Pada akhirnya, perkembangan ini akan membawa kita pada sebuah era di mana pesawat tempur berawak perlahan kehilangan relevansinya. Pertimbangan biaya, risiko bagi pilot, serta kemajuan teknologi nirawak akan membuat peran pesawat tempur digantikan oleh drone tempur yang jauh lebih efisien, dapat beroperasi dalam jumlah besar, dan mampu melaksanakan misi berbahaya tanpa mengorbankan nyawa manusia. Lebih dari itu, sistem pertahanan udara modern tidak lagi mengukur kekuatan udara berdasarkan jumlah pesawat tempur yang dimiliki, melainkan beralih pada konsep sistem pertahanan udara terpadu (integrated air defense system) yang mengandalkan komando dan pengendalian berbasis satelit, dilengkapi pesawat peringatan dini dan kendali udara atau AWACS untuk memberikan gambaran situasi udara secara real time. Dengan pendekatan ini, keunggulan udara di masa depan akan lebih ditentukan oleh kecepatan informasi, koordinasi jaringan senjata, dan kemampuan mengendalikan pertempuran dari jarak jauh, bukan semata jumlah pesawat yang terbang di langit.
Doktrin perang udara masa kini telah bergeser dari fokus semata pada keunggulan platform menuju dominasi jaringan informasi. Prinsip utamanya adalah information superiority, yakni kemampuan memperoleh, memproses, dan memanfaatkan data lebih cepat dibanding lawan. Pesawat tempur, drone, satelit, radar darat, kapal perang, hingga unit pasukan khusus kini dihubungkan dalam satu jaringan komando dan kontrol terpadu yang memungkinkan setiap unsur saling berbagi data situasi tempur secara instan. Dengan doktrin ini, keberhasilan misi udara tidak lagi hanya diukur dari siapa yang memiliki jet paling canggih, tetapi dari siapa yang mampu mengintegrasikan semua unsur kekuatan menjadi satu kesatuan yang terkoordinasi dengan presisi tinggi.

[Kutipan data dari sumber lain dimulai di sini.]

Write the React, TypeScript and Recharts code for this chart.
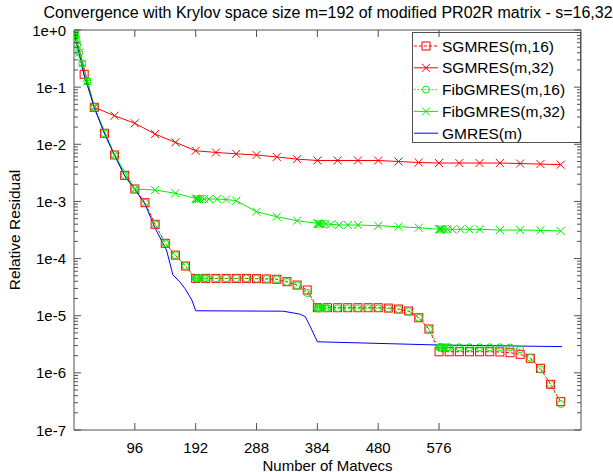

Selain itu, perang udara modern menempatkan konsep multi-domain operations sebagai inti strategi. Artinya, pertempuran di udara tidak bisa dipisahkan dari operasi di darat, laut, ruang angkasa, dan dunia siber. Serangan siber dapat melumpuhkan sistem radar atau jaringan komunikasi lawan sebelum satu pun rudal ditembakkan. Satelit menjadi tulang punggung pengintaian dan navigasi presisi, sementara drone kamikaze atau loyal wingman memperluas jangkauan serangan tanpa membahayakan pilot. Dengan doktrin ini, peperangan udara di masa depan akan lebih ringkas, lebih mematikan, dan lebih mengandalkan koordinasi lintas-matra, sehingga pertempuran tidak lagi ditentukan oleh duel udara klasik, melainkan oleh siapa yang lebih unggul dalam menguasai spektrum peperangan secara menyeluruh.